Most people crave joyful, intimate, loving and lasting connection with their partner. What’s more beautiful and fulfilling than love. And not just “love,” but deep, connected, sweet, purposeful love.
If you’re in a romantic relationship that you’d love to see continue to thrive, grow and deepen, I invite you to ask yourself (and your partner) this powerful and truly transformational question …
What’s the purpose of our relationship?
Often times when we hear the word purpose, it’s related to our career ambitions, not our relationships. Having a purpose for your romantic relationship is a way to create space for a greater Vision, that will lead to experiencing even more connection, synergy and connection.
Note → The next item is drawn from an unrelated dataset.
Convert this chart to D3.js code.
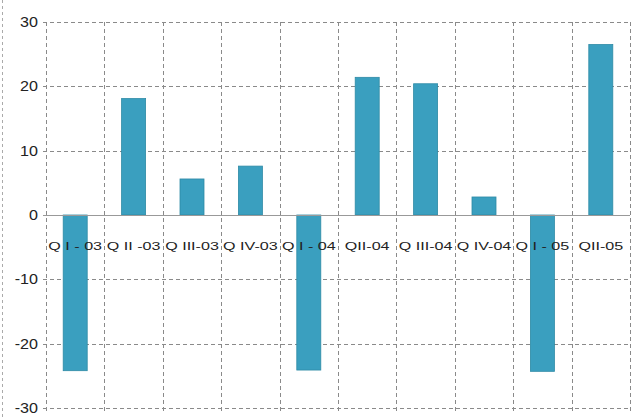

Take a moment to just feel the question. Notice how it feels in your body. What sensations arise when you ask yourself this question. You may be feeling a great sense of relief, knowing that you and your partner have had this discussion and are living your relationships purpose together. On the flip side, you may be feeling nervous about not knowing what the purpose of your relationship is. If that’s you – don’t worry – this is a perfect opportunity for you to create space to answer the question and create a new Vision for your relationship.
This question will allow you and your partner to create your shared purpose and goal together, a practice that can only lead to beautiful things. You may find that your purpose comes to mind quickly or you may have some soul searching to do. Either way it’s perfect and the answer will arise in divine timing.
So think for a moment about a relationship you’re currently in (romantic or otherwise) and ask yourself “what’s the purpose of this relationship?” Think about the way this relationship makes you feel, the value it adds to your life, how it launches you towards your desires or holds you back. Notice without judging anything. Notice just to create awareness and presence with what currently is.
Now take a moment to think about how this relationship could grow, deepen and evolve in the future. What’s the Vision you’re holding for this relationship? How could it get even better? How could it feel even more aligned with the desires you hold for your life. Ask yourself, have I shared this Vision with the other person? If your answer is yes – well done. Celebrate your devotion to sharing and truth-telling. If you haven’t shared this Vision with the other person, think of how wonderful you’ll feel once you do.
Envisioning, creating and expressing the purpose for your relationship(s) is a practice that will pay you back for years and years to come, as it will create deeper levels of understanding and connection that leads to longer and more fulfilling relationships. This question if you allow it to will completely transform the way you look at, feel and experience your relationships. Enjoy the discovery and practice!
Anchor your learning in using this Mantra – My relationships become even more joyful, peaceful and fulfilling with each passing moment.